§ **WHAT NEEDS TO BE DONE**
Would you write out the listing verbatim and skip every picture in it?

§ **RECORDED DATA**

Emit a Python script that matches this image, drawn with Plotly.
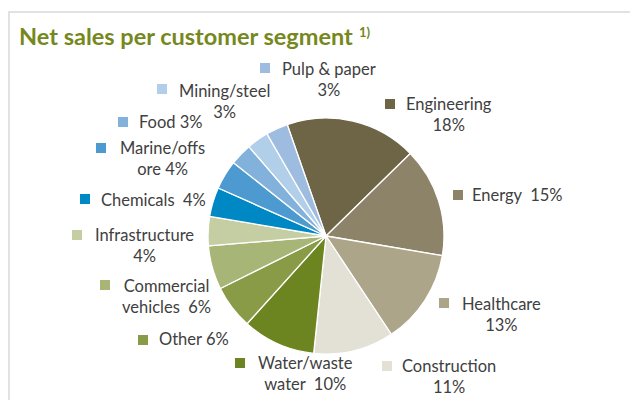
import plotly.graph_objects as go

W, H = 638, 400
OFF = 8  # page body margin of the HTML output

segments = ["Engineering", "Energy", "Healthcare", "Construction", "Water/waste water",
            "Other", "Commercial vehicles", "Infrastructure", "Chemicals",
            "Marine/offshore", "Food", "Mining/steel", "Pulp & paper"]
shares = [18, 15, 13, 11, 10, 6, 6, 4, 4, 4, 3, 3, 3]
colors = ["#6E6446", "#8C8368", "#ADA58A", "#E3E0D6", "#6D8520",
          "#8A9B48", "#A7B577", "#C5CEA2", "#0088C4",
          "#4D9AD0", "#82B2DC", "#B2CFEA", "#9EBCDF"]
# label text as displayed (with Excel-style line wraps)
label_texts = ["Engineering<br>18%", "Energy  15%", "Healthcare<br>13%", "Construction<br>11%",
               "Water/waste<br>water  10%", "Other 6%", "Commercial<br>vehicles  6%",
               "Infrastructure<br>4%", "Chemicals  4%", "Marine/offs<br>ore 4%",
               "Food 3%", "Mining/steel<br>3%", "Pulp & paper<br>3%"]

# layout positions (pixels): text centre (x, y) and legend-key square top-left
text_pos = [(449, 114), (518, 195), (501, 314), (449, 376), (305, 373),
            (194, 339), (166, 296), (144, 245), (153, 200), (162, 159),
            (171, 122), (224, 101), (329, 79)]
key_pos = [(385, 99), (453, 190), (439, 298), (382, 361), (235, 358),
           (138, 335), (100, 280), (72, 230), (80, 194), (96, 143),
           (118, 117), (157, 84), (260, 63)]

def px(x):
    return (x - OFF) / W

def py(y):
    return 1 - (y - OFF) / H

cx, cy, r = 326, 236, 118

fig = go.Figure(go.Pie(
    labels=segments, values=shares, sort=False, direction="clockwise",
    rotation=-19.2, textinfo="none", hoverinfo="label+percent",
    marker=dict(colors=colors, line=dict(color="white", width=1.3)),
    domain=dict(x=[px(cx - r), px(cx + r)], y=[py(cy + r), py(cy - r)]),
    showlegend=False,
))

annotations = []
shapes = []
for t, (tx, ty), (kx, ky), c in zip(label_texts, text_pos, key_pos, colors):
    annotations.append(dict(x=px(tx), y=py(ty), xref="paper", yref="paper",
                            text=t, showarrow=False, xanchor="center", yanchor="middle",
                            align="center",
                            font=dict(family="Lato", size=16.5, color="#404040")))
    shapes.append(dict(type="rect", xref="paper", yref="paper",
                       x0=px(kx), x1=px(kx + 10), y0=py(ky + 10), y1=py(ky),
                       fillcolor=c, line=dict(width=0)))

# title
annotations.append(dict(x=px(17), y=py(36), xref="paper", yref="paper",
                        text="<b>Net sales per customer segment</b>", showarrow=False,
                        xanchor="left", yanchor="middle",
                        font=dict(family="Lato", size=23.5, color="#76881D")))
annotations.append(dict(x=px(357), y=py(32), xref="paper", yref="paper",
                        text="<b>1)</b>", showarrow=False,
                        xanchor="left", yanchor="middle",
                        font=dict(family="Lato", size=13, color="#76881D")))

# chart frame (top and left edges visible)
shapes.append(dict(type="path", xref="paper", yref="paper",
                   path=f"M {px(9)},{py(420)} L {px(9)},{py(12)} L {px(660)},{py(12)}",
                   line=dict(color="#E2E2E2", width=2)))

fig.update_layout(width=W, height=H, margin=dict(l=0, r=0, t=0, b=0),
                  paper_bgcolor="white", plot_bgcolor="white",
                  annotations=annotations, shapes=shapes)

fig.write_html("out.html")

§ **COMPLETE OUTPUT**
Emit a Python script that matches this image, drawn with Plotly.
import plotly.graph_objects as go

W, H = 638, 400
OFF = 8  # page body margin of the HTML output

segments = ["Engineering", "Energy", "Healthcare", "Construction", "Water/waste water",
            "Other", "Commercial vehicles", "Infrastructure", "Chemicals",
            "Marine/offshore", "Food", "Mining/steel", "Pulp & paper"]
shares = [18, 15, 13, 11, 10, 6, 6, 4, 4, 4, 3, 3, 3]
colors = ["#6E6446", "#8C8368", "#ADA58A", "#E3E0D6", "#6D8520",
          "#8A9B48", "#A7B577", "#C5CEA2", "#0088C4",
          "#4D9AD0", "#82B2DC", "#B2CFEA", "#9EBCDF"]
# label text as displayed (with Excel-style line wraps)
label_texts = ["Engineering<br>18%", "Energy  15%", "Healthcare<br>13%", "Construction<br>11%",
               "Water/waste<br>water  10%", "Other 6%", "Commercial<br>vehicles  6%",
               "Infrastructure<br>4%", "Chemicals  4%", "Marine/offs<br>ore 4%",
               "Food 3%", "Mining/steel<br>3%", "Pulp & paper<br>3%"]

# layout positions (pixels): text centre (x, y) and legend-key square top-left
text_pos = [(449, 114), (518, 195), (501, 314), (449, 376), (305, 373),
            (194, 339), (166, 296), (144, 245), (153, 200), (162, 159),
            (171, 122), (224, 101), (329, 79)]
key_pos = [(385, 99), (453, 190), (439, 298), (382, 361), (235, 358),
           (138, 335), (100, 280), (72, 230), (80, 194), (96, 143),
           (118, 117), (157, 84), (260, 63)]

def px(x):
    return (x - OFF) / W

def py(y):
    return 1 - (y - OFF) / H

cx, cy, r = 326, 236, 118

fig = go.Figure(go.Pie(
    labels=segments, values=shares, sort=False, direction="clockwise",
    rotation=-19.2, textinfo="none", hoverinfo="label+percent",
    marker=dict(colors=colors, line=dict(color="white", width=1.3)),
    domain=dict(x=[px(cx - r), px(cx + r)], y=[py(cy + r), py(cy - r)]),
    showlegend=False,
))

annotations = []
shapes = []
for t, (tx, ty), (kx, ky), c in zip(label_texts, text_pos, key_pos, colors):
    annotations.append(dict(x=px(tx), y=py(ty), xref="paper", yref="paper",
                            text=t, showarrow=False, xanchor="center", yanchor="middle",
                            align="center",
                            font=dict(family="Lato", size=16.5, color="#404040")))
    shapes.append(dict(type="rect", xref="paper", yref="paper",
                       x0=px(kx), x1=px(kx + 10), y0=py(ky + 10), y1=py(ky),
                       fillcolor=c, line=dict(width=0)))

# title
annotations.append(dict(x=px(17), y=py(36), xref="paper", yref="paper",
                        text="<b>Net sales per customer segment</b>", showarrow=False,
                        xanchor="left", yanchor="middle",
                        font=dict(family="Lato", size=23.5, color="#76881D")))
annotations.append(dict(x=px(357), y=py(32), xref="paper", yref="paper",
                        text="<b>1)</b>", showarrow=False,
                        xanchor="left", yanchor="middle",
                        font=dict(family="Lato", size=13, color="#76881D")))

# chart frame (top and left edges visible)
shapes.append(dict(type="path", xref="paper", yref="paper",
                   path=f"M {px(9)},{py(420)} L {px(9)},{py(12)} L {px(660)},{py(12)}",
                   line=dict(color="#E2E2E2", width=2)))

fig.update_layout(width=W, height=H, margin=dict(l=0, r=0, t=0, b=0),
                  paper_bgcolor="white", plot_bgcolor="white",
                  annotations=annotations, shapes=shapes)

fig.write_html("out.html")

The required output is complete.